Professor Sarah Cook Announced as New Programme Director for Arts & Humanities
Published: 25 March 2026
Announcing Professor Sarah Cook as Programme Director at the Centre for Data Science and AI
The Centre for Data Science and AI is delighted to welcome Professor Sarah Cook as Programme Director for the Data Science and AI for Arts and Humanities Programme.
Professor Cook brings a distinctive perspective shaped by her work researching how contemporary artists engage with technology, from early explorations of mobile data and generative systems to current developments in AI. Her curatorial practice has consistently explored humanity’s entanglement with technology, including earlier work on “database imaginaries” and how data structures, machine memory, and algorithmic systems shape the worlds we inhabit. She now sees AI as intensifying these same questions but with greater urgency: bringing underlying data structures into the light, and making visible the labour and resources required to build and sustain them.
At a time when dominant narratives around AI are controlled by capitalist big tech and industrial deployment of engineered solutions to problems that are not yet fully understood, Professor Cook strongly believes in the importance of the Arts and Humanities in creating space for collective questioning, criticality, and public understanding by encouraging nuance, historical grounding, and ethical reflection on AI. Her approach is grounded in public engagement, with research often taking place through exhibitions that generate new insights.

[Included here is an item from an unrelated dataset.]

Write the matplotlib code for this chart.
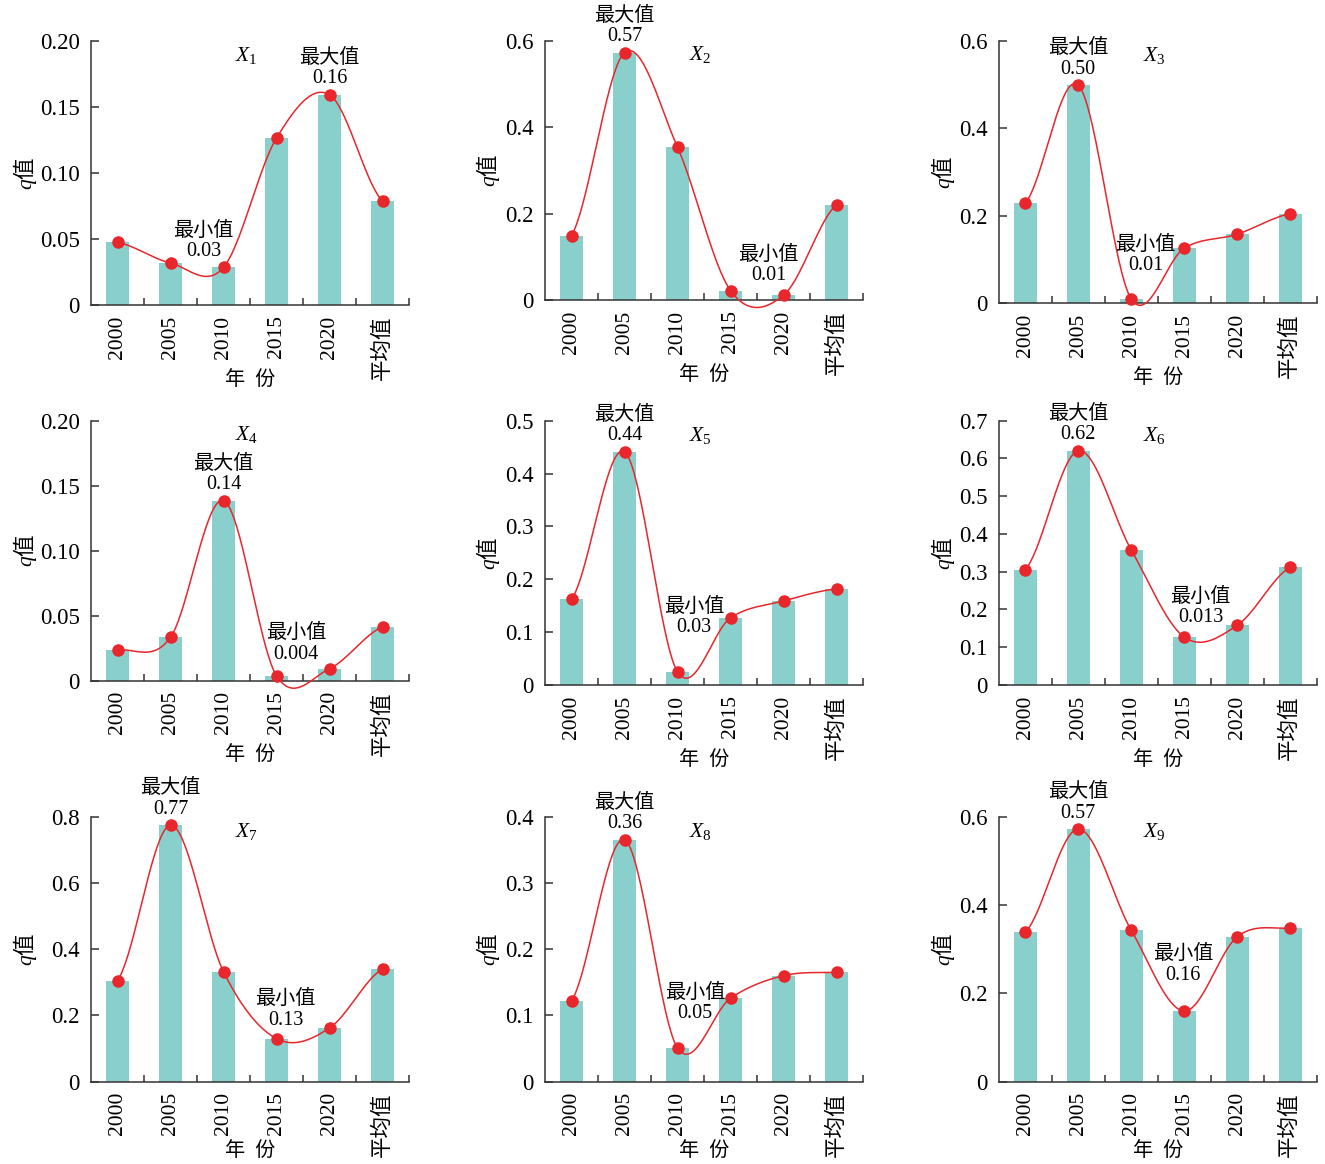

Looking ahead, Professor Cook is positive about Arts and Humanities engagement with the issues the use of AI raises, and is encouraged by the growing community of researchers thoughtfully addressing the pros and cons of innovation in AI across sectors, including the creative industries and cultural heritage organisations.
She also emphasises the importance of creating space for reflection on human agency in relation to technology, and sees the programme as a space that values lived experience alongside technical expertise. She envisions the Centre playing a role in ensuring that technical understandings of AI are complemented by critical, creative, and contextual perspectives across the University.
This work is reflected in her latest curatorial project, AI and the Paradox of Agency, now open and produced by Bildmuseet at Umeå University. The exhibition explores questions of power and control in relation to AI, featuring new commissions by international artists including interactive games, immersive installations, sculptures, and a drone-read hand-painted textile.
The exhibition runs from 13 March 2026 to 17 January 2027.